* _GIVEN EXERCISE_
Retype the lines from the first one in the records down to the line containing "from matplotlib.patches import Rectangle", counting both, and leave out any pictures.

━━━ MATERIALS PROVIDED ━━━

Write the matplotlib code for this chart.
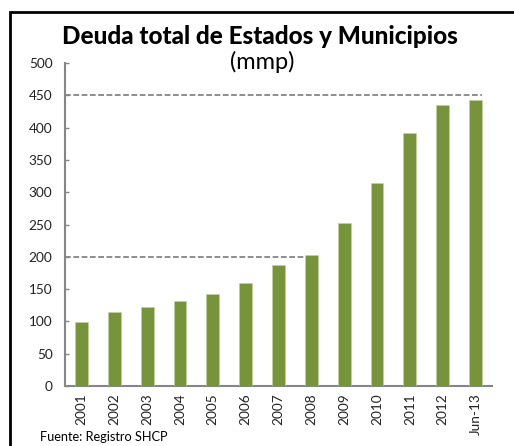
import matplotlib as mpl
import matplotlib.pyplot as plt
from matplotlib.patches import Rectangle

#-- data (mmp)
periodos = ['2001', '2002', '2003', '2004', '2005', '2006', '2007',
            '2008', '2009', '2010', '2011', '2012', 'Jun-13']
deuda = [99, 114, 123, 131, 143, 160, 187, 203, 252, 314, 391, 435, 443]

#-- dashed reference lines: level and last category they reach
ref_niveles = [200, 450]
ref_hasta = ['2008', 'Jun-13']

plt.rcParams['font.family'] = ['Lato', 'DejaVu Sans']

verde = '#77933C'
gris = '#868686'

fig = plt.figure(figsize=(5.14, 4.46), dpi=100)
ax = fig.add_axes([0.1265, 0.1345, 0.9572 - 0.1265, 0.8587 - 0.1345])

x = list(range(len(periodos)))
ax.bar(x, deuda, width=0.39, color=verde, edgecolor='#C3D69B',
       linewidth=0.4, zorder=3)

for nivel, fin in zip(ref_niveles, ref_hasta):
    xf = periodos.index(fin) + 0.2
    ax.plot([-0.5, xf], [nivel, nivel], color=gris, lw=1.3,
            dashes=(3.2, 1.4), zorder=2)

ax.set_xlim(-0.5, len(periodos) - 0.5)
ax.set_ylim(0, 500)
ax.set_yticks(range(0, 501, 50))
ax.set_xticks(x)
ax.set_xticklabels(periodos, rotation=90)

for s in ['top', 'right']:
    ax.spines[s].set_visible(False)
for s in ['left', 'bottom']:
    ax.spines[s].set_color(gris)
    ax.spines[s].set_linewidth(1.5)

ax.tick_params(axis='y', direction='in', length=3, width=1, color=gris,
               labelsize=9.8, pad=9, labelcolor='#222222')
ax.tick_params(axis='x', length=0, labelsize=9.8, pad=5,
               labelcolor='#222222')

#-- titles
fig.text(0.506, 0.919, 'Deuda total de Estados y Municipios',
         ha='center', va='center', fontsize=17.5, fontweight='black')
fig.text(0.51, 0.862, '(mmp)', ha='center', va='center', fontsize=17)
fig.text(0.078, 0.02, 'Fuente: Registro SHCP', ha='left', va='center',
         fontsize=9.2)

#-- frame around the chart (runs off right and bottom)
fig.patches.append(Rectangle((10 / 514, -0.05), 1.1, (446 - 12) / 446 + 0.05,
                             transform=fig.transFigure, fill=False,
                             edgecolor='black', linewidth=2, zorder=10))

plt.savefig('out.png', dpi=100)
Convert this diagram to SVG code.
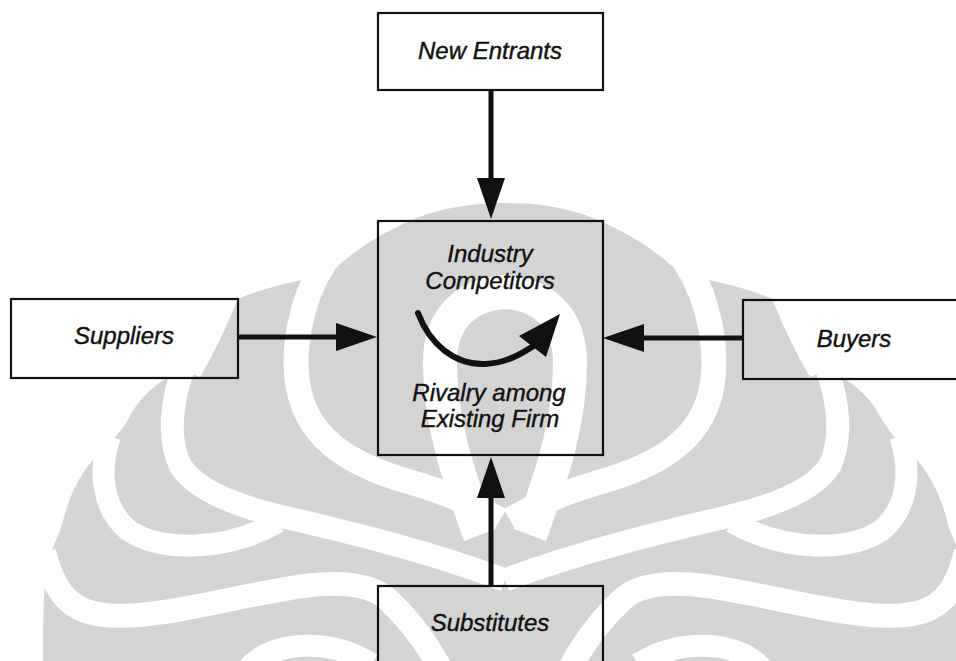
<svg xmlns="http://www.w3.org/2000/svg" width="956" height="661" viewBox="0 0 956 661">
<defs>
<style>
.wm{fill:#d4d4d4;stroke:none}
.wc{fill:none;stroke:#ffffff;stroke-linecap:butt;stroke-linejoin:round}
.box{fill:none;stroke:#111;stroke-width:2.2}
.lbl{font-family:"Liberation Sans",Arial,sans-serif;font-style:italic;font-size:24px;fill:#111;stroke:#111;stroke-width:0.4;text-anchor:middle}
.conn{fill:none;stroke:#111;stroke-width:5}
</style>
<marker id="head" markerUnits="userSpaceOnUse" markerWidth="42" markerHeight="30" viewBox="0 0 42 30" refX="12" refY="15" orient="auto">
<path d="M0,1 L41,15 L0,29 Z" fill="#111"/>
</marker>
<g id="wmhalf">
<path class="wm" d="M505,203 C460,203 425,212 395,228 C370,240 345,258 330,274 C300,280 262,288 238,299 C225,330 213,355 200,377 L182,370 C160,380 140,395 128,420 C118,435 110,443 105,448 C85,465 70,490 62,525 C55,545 48,555 46,570 C43,600 43,630 43,661 L505,661 Z"/>
<path class="wc" stroke-width="25" d="M325,262 C300,300 290,355 300,395 C312,440 350,465 410,482 C445,492 475,505 500,520"/>
<path class="wc" stroke-width="34" d="M515,292 C468,290 440,318 440,362 C440,420 456,470 480,535"/>
<path class="wc" stroke-width="23" d="M186,362 C170,400 168,440 180,465 C195,490 235,505 275,515 C330,528 420,548 505,580"/>
<path class="wc" stroke-width="22" d="M110,436 C98,470 102,508 128,530 C160,552 225,552 278,522"/>
<path class="wc" stroke-width="24" d="M44,552 C55,595 72,612 105,615 C150,620 220,600 280,590 C330,580 365,582 385,597 C405,615 425,640 440,668"/>
<path class="wc" stroke-width="22" d="M248,668 C275,640 330,638 372,664"/>
</g>
</defs>
<rect width="956" height="661" fill="#ffffff"/>
<g id="watermark">
<use href="#wmhalf"/>
<use href="#wmhalf" transform="matrix(-1 0 0 1 1010 0)"/>
</g>
<g id="connectors">
<path class="conn" d="M491,90 L491,190" marker-end="url(#head)"/>
<path class="conn" d="M238,337 L348,337" marker-end="url(#head)"/>
<path class="conn" d="M743,338 L632,338" marker-end="url(#head)"/>
<path class="conn" d="M491,586 L491,486" marker-end="url(#head)"/>
</g>
<g id="new-entrants">
<rect class="box" x="378" y="13" width="225" height="77"/>
<text class="lbl" x="490" y="59">New Entrants</text>
</g>
<g id="industry-competitors">
<rect class="box" x="378" y="221" width="225" height="234"/>
<text class="lbl" x="490" y="262">Industry</text>
<text class="lbl" x="490" y="289">Competitors</text>
<path d="M418,313 C430,345 455,365 485,364 C505,363 520,355 535,345" fill="none" stroke="#111" stroke-width="6" stroke-linecap="round"/>
<polygon points="560,314 519,336 546,357" fill="#111"/>
<text class="lbl" x="489" y="401">Rivalry among</text>
<text class="lbl" x="490" y="427">Existing Firm</text>
</g>
<g id="suppliers">
<rect class="box" x="11" y="299" width="227" height="79"/>
<text class="lbl" x="124" y="344">Suppliers</text>
</g>
<g id="buyers">
<rect class="box" x="743" y="300" width="225" height="79"/>
<text class="lbl" x="854" y="347">Buyers</text>
</g>
<g id="substitutes">
<rect class="box" x="378" y="586" width="225" height="90"/>
<text class="lbl" x="490" y="631">Substitutes</text>
</g>
</svg>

━━━

* _EXERCISE RESULT_
Write the matplotlib code for this chart.
import matplotlib as mpl
import matplotlib.pyplot as plt
from matplotlib.patches import Rectangle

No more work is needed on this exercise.